The clear outperformance of the Ensemble model across all metrics underscores the advantage of model stacking and blending in soil prediction tasks. For example, the Ensemble model reached an R2 of 0.89 for Ca, notably higher than RF (R2 = 0.82) and SVR (R2 = 0.49), while also yielding the lowest RMSE and MAE values. These results reflect the model’s ability to combine the predictive strength of RF with the interpretability of simpler algorithms like CART, leading to a more balanced and resilient predictive system.
The variation in model performance highlights the critical importance of algorithm selection in environmental modeling. Soil properties are shaped by a complex set of biophysical factors including mineral composition, moisture availability, and topographic features that often interact in nonlinear and spatially variable ways. Ensemble methods and nonlinear models like RF are better equipped to capture such relationships, as supported by numerous DSM studies72,75. Furthermore, the use of RS data enhances the models’ predictive capacity by offering spatially detailed information on environmental processes.
These findings demonstrate the potential of advanced ML models, particularly in arid and semi-arid regions where sparse data and high environmental variability are major challenges76. The ability of RF and Ensemble models to handle such complexity, combined with the broad spatial reach of RS data, makes them indispensable tools for precision agriculture and sustainable land management.
Notably, nonlinear models such as RF and CART also provide valuable insights into variable importance, helping to identify key environmental drivers of soil properties77. This interpretability, along with high predictive accuracy, reinforces the growing consensus on the effectiveness of ensemble approaches in heterogeneous and data-limited settings.
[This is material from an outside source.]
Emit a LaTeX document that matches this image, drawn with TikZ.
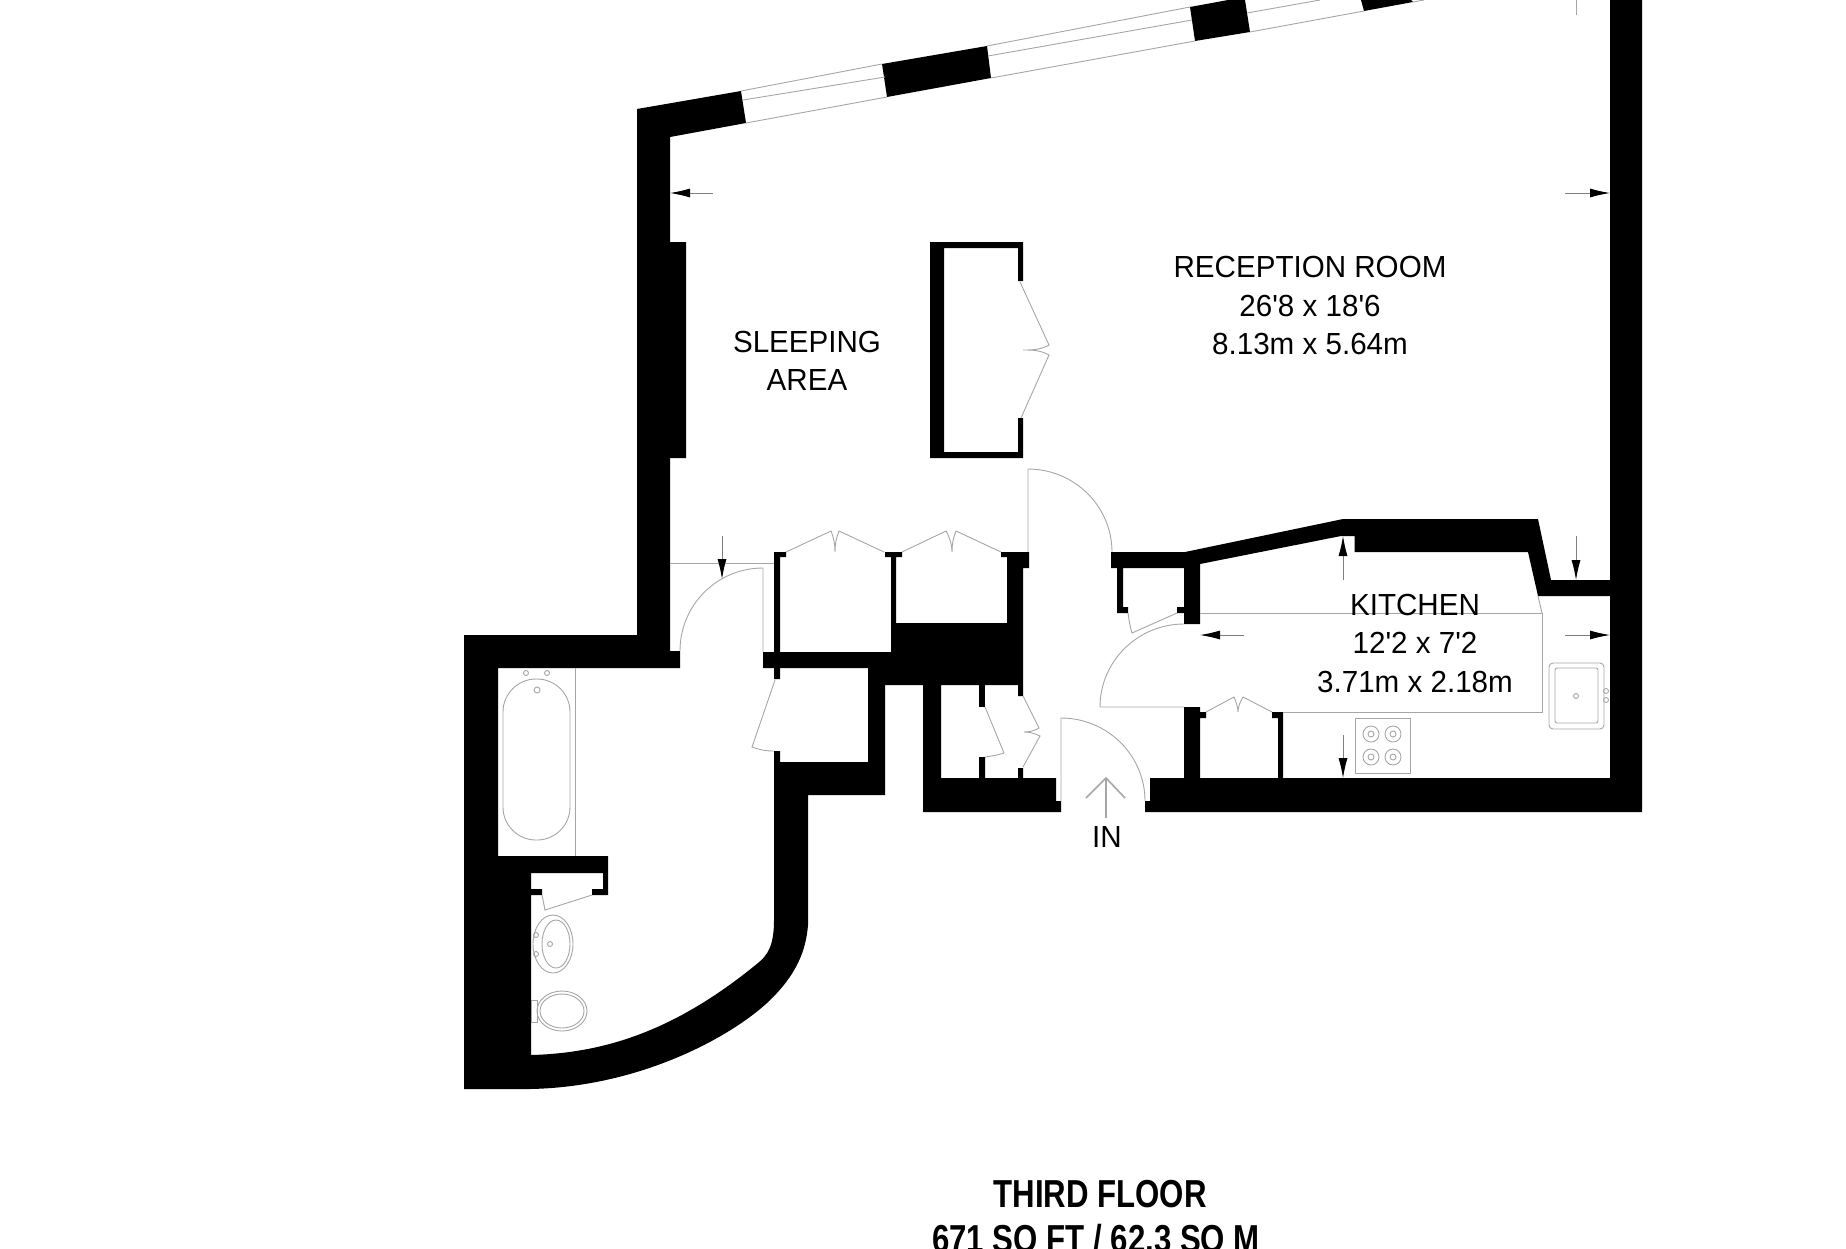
\documentclass[tikz,border=0pt]{standalone}
\usepackage{fontspec}
\newfontfamily\planfont{Liberation Sans}
\usetikzlibrary{arrows.meta}

\tikzset{
    wall/.style={fill=black, draw=none},
    fixture/.style={draw=black!35, line width=0.9pt},
    dimarrow/.style={draw=black!50, line width=0.9pt, -{Latex[length=20pt,width=9pt,color=black]}},
    roomlabel/.style={font=\planfont\fontsize{30.5}{34}\selectfont, anchor=base, inner sep=0pt, xscale=0.97, transform shape},
    floorlabel/.style={font=\planfont\fontsize{39}{42}\selectfont\bfseries, anchor=base, inner sep=0pt, xscale=0.8, transform shape}
}

\begin{document}
\begin{tikzpicture}[x=1pt, y=-1pt]
    \useasboundingbox (0,0) rectangle (1846,1248);

    % walls
    \fill[wall] (637,109) -- (741,91) -- (746,123) -- (670,137) -- (670,242) -- (686,242) -- (686,458) -- (670,458) -- (670,651) -- (680,651) -- (680,668) -- (498,668) -- (498,856) -- (608,856) -- (608,895) -- (592,895) -- (592,889) -- (603,889) -- (603,873) -- (531,873) -- (531,889) -- (542,889) -- (542,895) -- (531,895) -- (531,1055)
        .. controls (610,1053) and (680,1027) .. (758,963) .. controls (768,955) and (774,945) .. (774,920)
        -- (774,751) -- (780,751) -- (780,762) -- (868,762) -- (868,668) -- (885,668) -- (885,795) -- (808,795) -- (808,925)
        .. controls (806,950) and (797,975) .. (767,1003) .. controls (730,1037) and (640,1087) .. (530,1089)
        -- (464,1089) -- (464,635) -- (637,635) -- cycle;
    \fill[wall] (763,652) -- (774,652) -- (774,552) -- (786,552) -- (786,557) -- (780,557) -- (780,652) -- (891,652) -- (891,557) -- (885,557) -- (885,552) -- (902,552) -- (902,557) -- (896,557) -- (896,623) -- (1007,623) -- (1007,557) -- (1001,557) -- (1001,552) -- (1029,552) -- (1029,568) -- (1023,568) -- (1023,696) -- (1018,696) -- (1018,685) -- (941,685) -- (941,778) -- (979,778) -- (979,757) -- (985,757) -- (985,778) -- (1018,778) -- (1018,768) -- (1023,768) -- (1023,778) -- (1056,778) -- (1056,801) -- (1061,801) -- (1061,812) -- (923,812) -- (923,685) -- (868,685) -- (868,668) -- (780,668) -- (780,679) -- (774,679) -- (774,668) -- (763,668) -- cycle;
    \fill[wall] (979,685) rectangle (985,707);
    \fill[wall] (1111,552) -- (1185,552) -- (1343,519) -- (1538,519) -- (1551,580) -- (1610,580) -- (1610,0) -- (1642,0) -- (1642,812) -- (1145,812) -- (1145,801) -- (1150,801) -- (1150,778) -- (1184,778) -- (1184,707) -- (1200,707) -- (1200,712) -- (1206,712) -- (1206,718) -- (1200,718) -- (1200,778) -- (1278,778) -- (1278,718) -- (1272,718) -- (1272,712) -- (1283,712) -- (1283,778) -- (1610,778) -- (1610,596) -- (1538,596) -- (1528,552) -- (1354.5,552) -- (1354.5,536) -- (1341,536) -- (1200,564) -- (1200,624) -- (1184,624) -- (1184,613) -- (1177,613) -- (1177,607) -- (1184,607) -- (1184,568) -- (1123,568) -- (1123,607) -- (1128,607) -- (1128,613) -- (1117,613) -- (1117,568) -- (1111,568) -- cycle;
    \fill[wall] (930,242) -- (1023,242) -- (1023,281) -- (1018,281) -- (1018,248) -- (944,248) -- (944,452) -- (1018,452) -- (1018,418) -- (1023,418) -- (1023,458) -- (930,458) -- cycle;

    % window piers
    \fill[wall] (882,64) -- (987,46) -- (991,78) -- (887,97) -- cycle;
    \fill[wall] (1190,7) -- (1228,0) -- (1245,0) -- (1250,32) -- (1195,41) -- cycle;
    \fill[wall] (1361,0) -- (1364,11) -- (1413,2) -- (1411,0) -- cycle;

    % window lines
    \draw[fixture] (741,91) -- (882,64) (743,100) -- (885,77) (746,123) -- (887,97);
    \draw[fixture] (987,46) -- (1190,7) (988,56) -- (1192,20) (991,78) -- (1195,41);
    \draw[fixture] (1247,13) -- (1320,0) (1250,32) -- (1364,11) (1413,2) -- (1424,0);

    % doors
    \draw[fixture] (763,652) -- (763,568) .. controls (717,568) and (680,605) .. (680,651);
    \draw[fixture] (670,563) -- (774,563);
    \draw[fixture] (1028,552) -- (1028,469) .. controls (1074,469) and (1112,506) .. (1112,552);
    \draw[fixture] (1184,624) .. controls (1138,624) and (1100,661) .. (1100,707) -- (1184,707);
    \draw[fixture] (1061,801) -- (1061,718) .. controls (1107,718) and (1145,755) .. (1145,801);
    \draw[fixture] (775,680) -- (752,747) .. controls (760,750) and (766,751) .. (774,751);
    \draw[fixture] (985,707) -- (1004,753) .. controls (998,755) and (992,756) .. (985,757);
    \draw[fixture] (1128,613) .. controls (1129,620) and (1130,627) .. (1132,633) -- (1177,613);
    \draw[fixture] (542,895) .. controls (543,900) and (544,905) .. (545,910) -- (592,895);

    % folding doors
    \draw[fixture] (786,552) -- (831,531) .. controls (834,538) and (835,545) .. (835,552) .. controls (835,545) and (836,538) .. (839,531) -- (884,552);
    \draw[fixture] (902,552) -- (946,531) .. controls (950,538) and (952,545) .. (952,552) .. controls (952,545) and (953,538) .. (956,531) -- (1001,552);
    \draw[fixture] (1206,712) -- (1234,697) .. controls (1236,702) and (1238,707) .. (1238,712) .. controls (1238,707) and (1240,702) .. (1243,697) -- (1272,712);
    \draw[fixture] (1020,282) -- (1049,345) .. controls (1040,350) and (1032,350) .. (1023,350) .. controls (1032,350) and (1040,350) .. (1049,355) -- (1021,418);
    \draw[fixture] (1023,696) -- (1039,728) .. controls (1034,731) and (1029,732) .. (1024,732) .. controls (1029,732) and (1034,733) .. (1040,736) -- (1023,767);

    % kitchen units
    \draw[fixture] (1200,613) -- (1542,613) -- (1542,712) -- (1283,712);
    \draw[fixture] (1538,596) -- (1542,613);
    \draw[fixture] (1355,718) rectangle (1410,773);
    \foreach \ringx in {1371,1393} {
        \foreach \ringy in {734,757} {
            \draw[fixture] (\ringx,\ringy) circle[radius=8];
            \draw[fixture] (\ringx,\ringy) circle[radius=3];
        }
    }
    \draw[fixture, rounded corners=4pt] (1549,663) rectangle (1604,729);
    \draw[fixture, rounded corners=2pt] (1555,668) rectangle (1598,723);
    \draw[fixture] (1576,696) circle[radius=2.5] (1606,691) circle[radius=2.5] (1606,700) circle[radius=2.5];

    % bathroom fittings
    \draw[fixture] (575,668) -- (575,856);
    \draw[fixture, rounded corners=33pt] (503,679) rectangle (570,840);
    \draw[fixture] (526,673) circle[radius=2.5] (547,673) circle[radius=2.5] (537,690) circle[radius=3];
    \draw[fixture] (553,944) ellipse[x radius=20, y radius=29];
    \draw[fixture] (556,944) ellipse[x radius=14, y radius=24];
    \draw[fixture] (536,935) circle[radius=2.5] (536,954) circle[radius=2.5] (550,944) circle[radius=2.5];
    \draw[fixture] (562,1011) ellipse[x radius=25, y radius=20];
    \draw[fixture] (562,1011) ellipse[x radius=22, y radius=17];
    \draw[fixture] (531,1000) rectangle (537,1022);

    % entrance arrow
    \draw[fixture, line width=1.6pt] (1106,818) -- (1106,778);
    \draw[fixture, line width=1.6pt] (1086,798) -- (1106,778) -- (1125,798);

    % dimension arrows
    \coordinate (roomL) at (713,193);
    \coordinate (roomLtip) at (670,193);
    \coordinate (roomR) at (1565,193);
    \coordinate (roomRtip) at (1610,193);
    \draw[dimarrow] (roomL) -- (roomLtip);
    \draw[dimarrow] (roomR) -- (roomRtip);
    \draw[fixture] (1576,0) -- (1576,15);
    \draw[dimarrow] (722,536) -- (722,579);
    \draw[dimarrow] (1343,580) -- (1343,536);
    \draw[dimarrow] (1576,536) -- (1576,580);
    \draw[dimarrow] (1244,635) -- (1200,635);
    \draw[dimarrow] (1565,635) -- (1610,635);
    \draw[dimarrow] (1343,735) -- (1343,778);

    % labels
    \node[roomlabel] (reception) at (1310,277) {RECEPTION ROOM};
    \node[roomlabel] (receptionft) at (1310,316) {26'8 x 18'6};
    \node[roomlabel] (receptionm) at (1310,354) {8.13m x 5.64m};
    \node[roomlabel] (sleeping) at (807,352) {SLEEPING};
    \node[roomlabel] (area) at (807,390) {AREA};
    \node[roomlabel] (kitchen) at (1415,615) {KITCHEN};
    \node[roomlabel] (kitchenft) at (1415,653) {12'2 x 7'2};
    \node[roomlabel] (kitchenm) at (1415,692) {3.71m x 2.18m};
    \node[roomlabel] (in) at (1107,847) {IN};
    \node[floorlabel] (floor) at (1100,1207) {THIRD FLOOR};
    \node[floorlabel] (floorarea) at (1096,1252) {671 SQ FT / 62.3 SQ M};
\end{tikzpicture}
\end{document}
It is also important to contextualize model error metrics. In this study, the mean observed value of Ca was 25.68 meq/L. The Ensemble model achieved an RMSE of 13.69 and an MAE of 8.15, values well below the mean, indicating high predictive accuracy. Similar patterns were observed for other soil variables, further supporting the robustness of the Ensemble model. Generally, RMSE and MAE values approaching zero signify lower prediction error and improved model performance.
Implications for soil management
The spatial patterns of soil properties revealed by this study have important implications for soil management, particularly in regions like the western sand dunes, where significant variations in calcium, carbonate, sulfate, and sulfate concentrations were observed. These variations are heavily influenced by local environmental conditions. They underscore the need for tailored, localized soil management strategies. The Ensemble model’s ability to generate accurate soil property maps provides valuable information that can guide environmental interventions aimed at mitigating soil degradation and improving land productivity.
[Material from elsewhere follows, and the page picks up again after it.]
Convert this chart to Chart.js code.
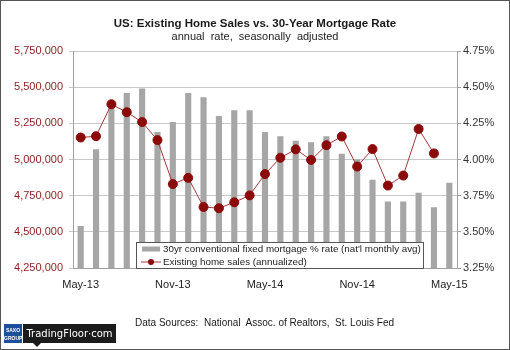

In areas with elevated levels of lime and gypsum, such as the western and southwestern regions of the study area, these soil characteristics are primarily driven by the underlying parent materials, including limestone and marl. The presence of evaporite minerals like calcite and gypsum is also influenced by the high groundwater table around the salt marsh. In Iran’s arid and semi-arid regions, where soils typically exhibit high pH values (greater than 7) and abundant calcium carbonate, these conditions can hinder plant growth by limiting the availability of nutrients such as phosphorus, iron, and zinc78,79. This further highlights the importance of accurate soil property mapping for improving agricultural practices and ensuring long-term environmental sustainability.
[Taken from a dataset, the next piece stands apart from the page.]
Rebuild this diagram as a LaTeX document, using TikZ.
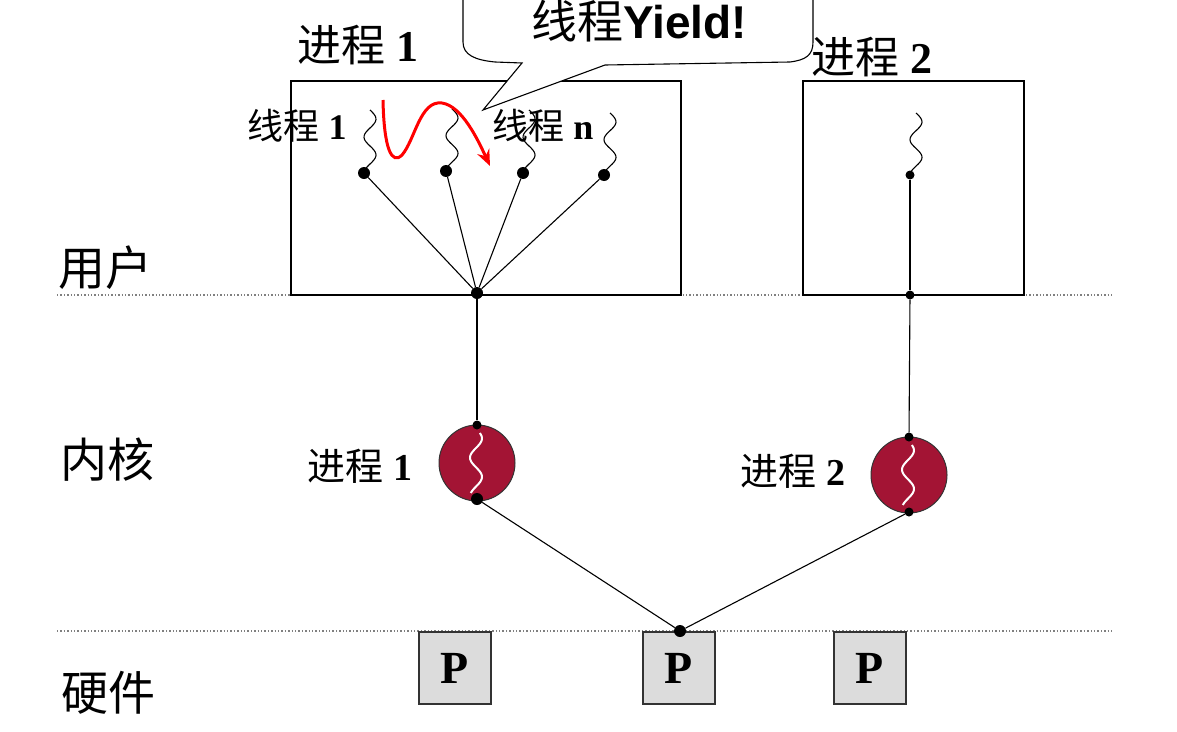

The heterogeneity of the study area’s geomorphological surfaces, which include high and medium elevations, sand dunes, gypsum plateaus, lowlands with high gravel proportions, glaciated areas, wetlands, playas surrounding the wetlands, floodplains, and a delta, adds to the complexity of soil property distribution. This diversity in landforms creates varied conditions for soil formation, contributing to the significant differences observed in soil composition and structure. The use of remote sensing data, combined with advanced machine learning models, offers a robust solution for capturing and predicting these intricate patterns of soil variability. Traditional methods may fail to account for this complexity, but the detailed maps produced through this study provide essential insights for managing diverse landscapes.
Study limitations and future research opportunities
Although the findings of this research are encouraging, several limitations should be acknowledged to guide future investigations. A key consideration is the use of climatic data. In this study, direct climatic variables such as precipitation and air temperature were not included. This decision was based on the relatively small size of the watershed, the limited climatic variability across the area, and the presence of only one climatological station. These factors reduced the feasibility and potential value of integrating coarse-resolution climatic datasets.
Nevertheless, relevant climate-related information was still incorporated through remote sensing–based indices such as LST and TVDI. These indices effectively captured spatial variations in surface temperature and drought stress, which are important drivers of soil processes in arid and semi-arid regions.
Furthermore, due to the extremely low and relatively uniform annual rainfall, which is generally less than 80 mm, and the strong influence of geomorphological and soil-forming factors such as parent material, salinity, and groundwater levels, indirect climate proxies were considered sufficient to address the study’s objectives.
However, for larger or more climatically diverse regions, future research should consider the integration of gridded climatic datasets such as CHELSA bioclimatic variables or downscaled data from meteorological stations. Including such data could potentially improve the accuracy and generalizability of soil prediction models.
Additionally, increasing the number of soil samples and the range of auxiliary variables could enhance the precision of spatial distribution models. A more extensive dataset would allow for a more comprehensive representation of the environmental factors that influence soil properties. This, in turn, would strengthen the predictive capacity of machine learning models. Improved modeling of soil variability has important implications for sustainable land management, especially in areas facing challenges such as soil degradation, water scarcity, and reduced agricultural productivity.